SUPPLIED MATERIAL
______
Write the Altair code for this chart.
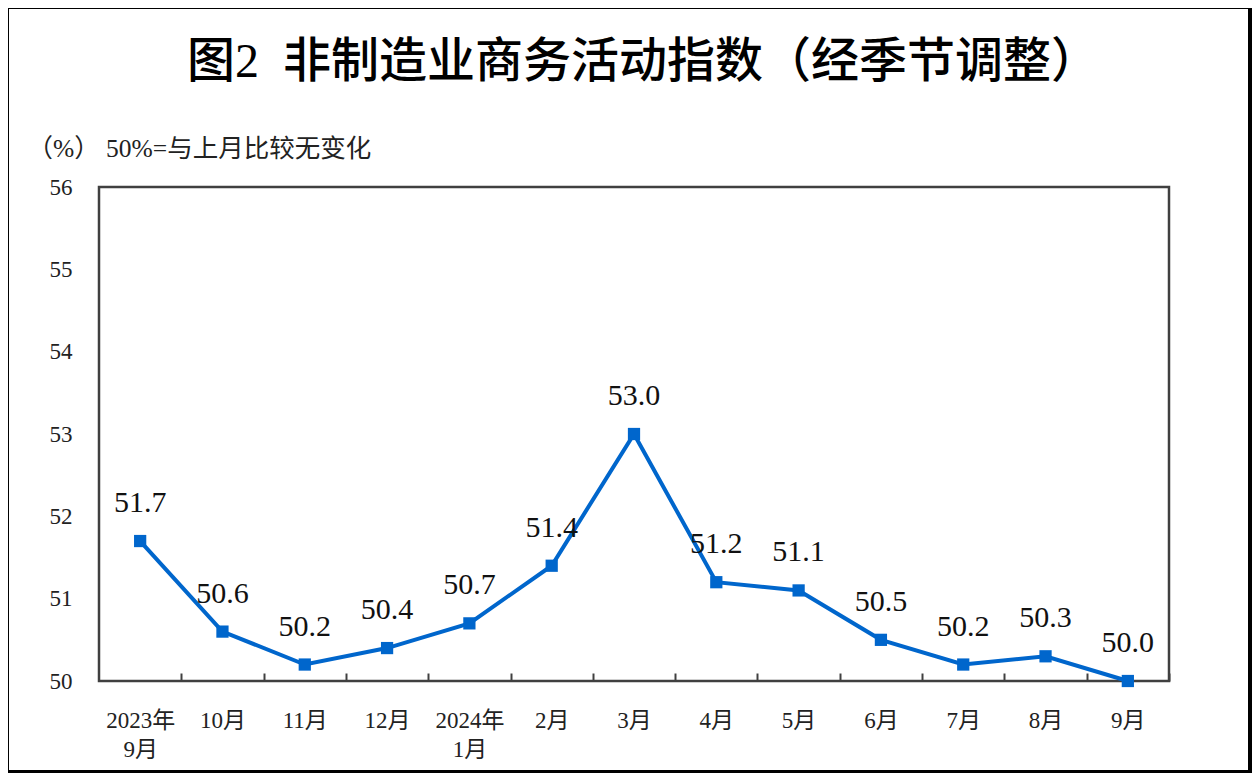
import altair as alt
import pandas as pd

months = ["2023年\n9月", "10月", "11月", "12月", "2024年\n1月", "2月", "3月",
          "4月", "5月", "6月", "7月", "8月", "9月"]
values = [51.7, 50.6, 50.2, 50.4, 50.7, 51.4, 53.0, 51.2, 51.1, 50.5, 50.2, 50.3, 50.0]
y_ticks = [50, 51, 52, 53, 54, 55, 56]

title_text = "图2\u2002非制造业商务活动指数（经季节调整）"
unit_text = "（%） 50%=与上月比较无变化"

df = pd.DataFrame({"month": months, "value": values})
df["label"] = df["value"].map(lambda v: f"{v:.1f}")

W, H = 1070, 494
BLUE = "#0066CC"
SERIF = "'Liberation Serif', 'Times New Roman', 'Noto Sans CJK SC', serif"
step = W / len(months)

x_enc = alt.X(
    "month:N", sort=months,
    scale=alt.Scale(type="point", padding=0.5),
    axis=alt.Axis(
        title=None, domain=False, ticks=True, tickSize=8, tickWidth=2,
        tickColor="#404040", offset=-8, tickOffset=step / 2,
        labelOffset=-step / 2, labelExpr="split(datum.label, '\\n')",
        labelFont=SERIF, labelFontSize=23, labelColor="#222222",
        labelBaseline="top", labelPadding=28, labelLineHeight=29,
        labelAngle=0, grid=False, zindex=1,
    ),
)
y_enc = alt.Y(
    "value:Q",
    scale=alt.Scale(domain=[50, 56], nice=False, zero=False),
    axis=alt.Axis(
        values=y_ticks, domain=False, ticks=False, tickSize=0, grid=False,
        labelFont=SERIF, labelFontSize=23, labelColor="#222222",
        labelPadding=27, format="d",
        title=unit_text, titleAngle=0, titleAlign="left", titleBaseline="middle",
        titleX=-72, titleY=-39, titleFont=SERIF, titleFontSize=25.5,
        titleFontWeight="normal", titleColor="#222222", zindex=1,
    ),
)

dummy = pd.DataFrame({"k": [0]})

bg = alt.Chart(dummy).mark_rect(color="white").encode(
    x=alt.value(-90), x2=alt.value(1149), y=alt.value(-178), y2=alt.value(583)
)
frame = alt.Chart(dummy).mark_rect(filled=False, stroke="#404040", strokeWidth=2.5).encode(
    x=alt.value(0), x2=alt.value(W), y=alt.value(0), y2=alt.value(H)
)
title = alt.Chart(dummy).mark_text(
    font="'Liberation Serif', 'Noto Sans CJK SC'", fontSize=48, fontWeight=500,
    color="#000000", align="center", baseline="middle",
).encode(x=alt.value(W / 2 + 9), y=alt.value(-124), text=alt.value(title_text))

base = alt.Chart(df)
line = base.mark_line(color=BLUE, strokeWidth=4).encode(x=x_enc, y=y_enc)
pts = base.mark_square(color=BLUE, size=150, opacity=1).encode(
    x=alt.X("month:N", sort=months), y="value:Q"
)
txt = base.mark_text(font=SERIF, fontSize=30, color="#111111", baseline="middle", dy=-38).encode(
    x=alt.X("month:N", sort=months), y="value:Q", text="label:N"
)

chart = alt.layer(bg, frame, title, line, pts, txt).properties(
    width=W, height=H,
    background="black",
    autosize=alt.AutoSizeParams(type="none"),
    padding={"left": 91, "top": 179, "right": 83, "bottom": 92},
).configure_view(strokeWidth=0)

chart.save("out.html", embed_options={"renderer": "svg", "actions": False})
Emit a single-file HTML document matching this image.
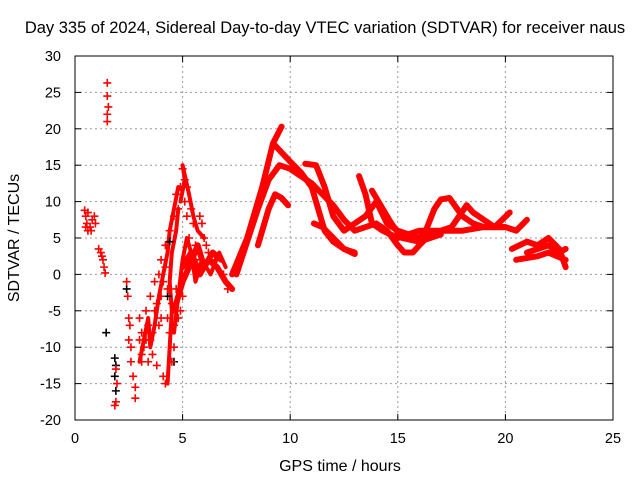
______
PROBLEM DESCRIPTION
Copy all the data exactly as written, but skip any picture.

SOLUTION TO THIS PROBLEM
Write the Altair code for this chart.
import altair as alt
import pandas as pd

months = ["2023年\n9月", "10月", "11月", "12月", "2024年\n1月", "2月", "3月",
          "4月", "5月", "6月", "7月", "8月", "9月"]
values = [51.7, 50.6, 50.2, 50.4, 50.7, 51.4, 53.0, 51.2, 51.1, 50.5, 50.2, 50.3, 50.0]
y_ticks = [50, 51, 52, 53, 54, 55, 56]

title_text = "图2\u2002非制造业商务活动指数（经季节调整）"
unit_text = "（%） 50%=与上月比较无变化"

df = pd.DataFrame({"month": months, "value": values})
df["label"] = df["value"].map(lambda v: f"{v:.1f}")

W, H = 1070, 494
BLUE = "#0066CC"
SERIF = "'Liberation Serif', 'Times New Roman', 'Noto Sans CJK SC', serif"
step = W / len(months)

x_enc = alt.X(
    "month:N", sort=months,
    scale=alt.Scale(type="point", padding=0.5),
    axis=alt.Axis(
        title=None, domain=False, ticks=True, tickSize=8, tickWidth=2,
        tickColor="#404040", offset=-8, tickOffset=step / 2,
        labelOffset=-step / 2, labelExpr="split(datum.label, '\\n')",
        labelFont=SERIF, labelFontSize=23, labelColor="#222222",
        labelBaseline="top", labelPadding=28, labelLineHeight=29,
        labelAngle=0, grid=False, zindex=1,
    ),
)
y_enc = alt.Y(
    "value:Q",
    scale=alt.Scale(domain=[50, 56], nice=False, zero=False),
    axis=alt.Axis(
        values=y_ticks, domain=False, ticks=False, tickSize=0, grid=False,
        labelFont=SERIF, labelFontSize=23, labelColor="#222222",
        labelPadding=27, format="d",
        title=unit_text, titleAngle=0, titleAlign="left", titleBaseline="middle",
        titleX=-72, titleY=-39, titleFont=SERIF, titleFontSize=25.5,
        titleFontWeight="normal", titleColor="#222222", zindex=1,
    ),
)

dummy = pd.DataFrame({"k": [0]})

bg = alt.Chart(dummy).mark_rect(color="white").encode(
    x=alt.value(-90), x2=alt.value(1149), y=alt.value(-178), y2=alt.value(583)
)
frame = alt.Chart(dummy).mark_rect(filled=False, stroke="#404040", strokeWidth=2.5).encode(
    x=alt.value(0), x2=alt.value(W), y=alt.value(0), y2=alt.value(H)
)
title = alt.Chart(dummy).mark_text(
    font="'Liberation Serif', 'Noto Sans CJK SC'", fontSize=48, fontWeight=500,
    color="#000000", align="center", baseline="middle",
).encode(x=alt.value(W / 2 + 9), y=alt.value(-124), text=alt.value(title_text))

base = alt.Chart(df)
line = base.mark_line(color=BLUE, strokeWidth=4).encode(x=x_enc, y=y_enc)
pts = base.mark_square(color=BLUE, size=150, opacity=1).encode(
    x=alt.X("month:N", sort=months), y="value:Q"
)
txt = base.mark_text(font=SERIF, fontSize=30, color="#111111", baseline="middle", dy=-38).encode(
    x=alt.X("month:N", sort=months), y="value:Q", text="label:N"
)

chart = alt.layer(bg, frame, title, line, pts, txt).properties(
    width=W, height=H,
    background="black",
    autosize=alt.AutoSizeParams(type="none"),
    padding={"left": 91, "top": 179, "right": 83, "bottom": 92},
).configure_view(strokeWidth=0)

chart.save("out.html", embed_options={"renderer": "svg", "actions": False})
Emit a single-file HTML document matching this image.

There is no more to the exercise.